> [Task objective]
Print nothing but the lines from the start of the listing below through the line that contains "Chart.register(...registerables);". Do not include the pictures.

BEGIN Provided material

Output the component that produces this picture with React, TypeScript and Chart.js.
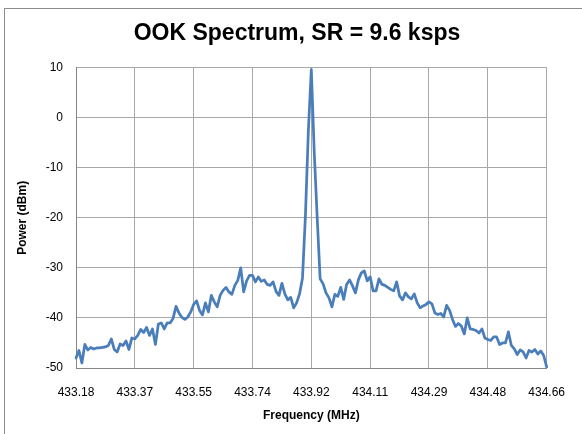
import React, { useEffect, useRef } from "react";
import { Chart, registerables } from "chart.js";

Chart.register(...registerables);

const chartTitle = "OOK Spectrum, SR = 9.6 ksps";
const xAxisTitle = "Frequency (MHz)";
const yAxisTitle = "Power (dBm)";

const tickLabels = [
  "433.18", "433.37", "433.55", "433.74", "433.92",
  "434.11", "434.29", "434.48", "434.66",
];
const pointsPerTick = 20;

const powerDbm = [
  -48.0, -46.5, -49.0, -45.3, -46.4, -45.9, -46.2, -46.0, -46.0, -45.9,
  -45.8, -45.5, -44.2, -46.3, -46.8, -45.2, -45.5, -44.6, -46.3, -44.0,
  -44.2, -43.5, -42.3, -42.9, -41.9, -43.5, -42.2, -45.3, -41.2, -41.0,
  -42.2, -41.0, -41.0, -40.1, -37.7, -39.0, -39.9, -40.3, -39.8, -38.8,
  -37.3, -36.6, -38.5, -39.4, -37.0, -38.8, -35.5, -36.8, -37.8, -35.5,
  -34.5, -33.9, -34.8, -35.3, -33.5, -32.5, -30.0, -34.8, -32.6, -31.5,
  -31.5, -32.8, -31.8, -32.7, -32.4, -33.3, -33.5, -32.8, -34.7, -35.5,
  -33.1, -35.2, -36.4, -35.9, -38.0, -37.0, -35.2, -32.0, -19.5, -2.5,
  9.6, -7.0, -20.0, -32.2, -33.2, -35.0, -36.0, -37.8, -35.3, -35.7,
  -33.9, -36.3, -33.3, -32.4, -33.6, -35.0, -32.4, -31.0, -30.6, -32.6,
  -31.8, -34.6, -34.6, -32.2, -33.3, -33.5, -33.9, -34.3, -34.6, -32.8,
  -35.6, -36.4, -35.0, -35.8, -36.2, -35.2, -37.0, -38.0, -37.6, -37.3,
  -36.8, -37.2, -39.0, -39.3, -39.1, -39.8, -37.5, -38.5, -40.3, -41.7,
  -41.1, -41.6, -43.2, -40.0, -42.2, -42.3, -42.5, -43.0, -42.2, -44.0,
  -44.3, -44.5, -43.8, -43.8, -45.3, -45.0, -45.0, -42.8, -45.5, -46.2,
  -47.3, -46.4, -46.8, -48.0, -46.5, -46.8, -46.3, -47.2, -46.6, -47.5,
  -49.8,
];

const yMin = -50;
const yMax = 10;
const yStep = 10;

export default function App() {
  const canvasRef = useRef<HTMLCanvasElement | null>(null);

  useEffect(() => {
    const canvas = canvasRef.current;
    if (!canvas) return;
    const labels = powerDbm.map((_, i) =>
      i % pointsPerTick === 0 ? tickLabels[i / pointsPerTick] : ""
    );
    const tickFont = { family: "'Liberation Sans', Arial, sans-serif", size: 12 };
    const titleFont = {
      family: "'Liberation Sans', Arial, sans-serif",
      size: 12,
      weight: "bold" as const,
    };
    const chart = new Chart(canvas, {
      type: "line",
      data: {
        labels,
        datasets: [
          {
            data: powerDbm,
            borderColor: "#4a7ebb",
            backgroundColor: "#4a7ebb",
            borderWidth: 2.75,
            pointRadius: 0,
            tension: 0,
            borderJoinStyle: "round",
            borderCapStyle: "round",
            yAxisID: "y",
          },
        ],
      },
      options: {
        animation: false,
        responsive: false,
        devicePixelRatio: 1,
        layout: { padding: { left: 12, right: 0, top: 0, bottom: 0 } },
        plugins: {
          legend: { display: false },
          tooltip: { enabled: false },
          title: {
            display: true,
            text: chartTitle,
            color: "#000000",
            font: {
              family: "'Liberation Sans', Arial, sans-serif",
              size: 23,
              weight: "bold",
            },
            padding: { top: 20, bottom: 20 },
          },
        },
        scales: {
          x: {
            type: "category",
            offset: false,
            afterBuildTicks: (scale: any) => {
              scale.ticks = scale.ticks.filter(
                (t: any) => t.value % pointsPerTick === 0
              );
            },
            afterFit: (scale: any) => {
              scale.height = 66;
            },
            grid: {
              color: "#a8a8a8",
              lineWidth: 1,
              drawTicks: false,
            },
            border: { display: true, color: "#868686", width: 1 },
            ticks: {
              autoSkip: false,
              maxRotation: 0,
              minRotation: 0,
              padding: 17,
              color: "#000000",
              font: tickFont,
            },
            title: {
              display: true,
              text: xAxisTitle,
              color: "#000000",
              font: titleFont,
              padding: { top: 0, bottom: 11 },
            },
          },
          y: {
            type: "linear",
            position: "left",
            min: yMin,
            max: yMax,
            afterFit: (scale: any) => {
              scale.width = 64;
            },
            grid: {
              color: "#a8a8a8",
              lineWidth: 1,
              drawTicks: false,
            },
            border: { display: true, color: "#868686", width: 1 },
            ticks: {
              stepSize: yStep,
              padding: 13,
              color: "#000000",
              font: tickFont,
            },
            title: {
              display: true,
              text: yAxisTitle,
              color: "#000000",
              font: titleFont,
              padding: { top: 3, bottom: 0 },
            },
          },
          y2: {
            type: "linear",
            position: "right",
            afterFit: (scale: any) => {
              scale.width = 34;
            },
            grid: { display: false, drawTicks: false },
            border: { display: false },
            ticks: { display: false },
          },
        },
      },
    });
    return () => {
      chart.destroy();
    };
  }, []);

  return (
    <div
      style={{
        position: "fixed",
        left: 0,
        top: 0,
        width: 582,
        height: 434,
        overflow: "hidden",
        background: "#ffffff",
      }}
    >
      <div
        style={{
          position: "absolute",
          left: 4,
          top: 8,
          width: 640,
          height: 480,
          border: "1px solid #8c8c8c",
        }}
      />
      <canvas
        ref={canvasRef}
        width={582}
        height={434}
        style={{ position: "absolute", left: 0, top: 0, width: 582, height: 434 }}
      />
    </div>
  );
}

END Provided material

> [Result below]
Output the component that produces this picture with React, TypeScript and Chart.js.
import React, { useEffect, useRef } from "react";
import { Chart, registerables } from "chart.js";

Chart.register(...registerables);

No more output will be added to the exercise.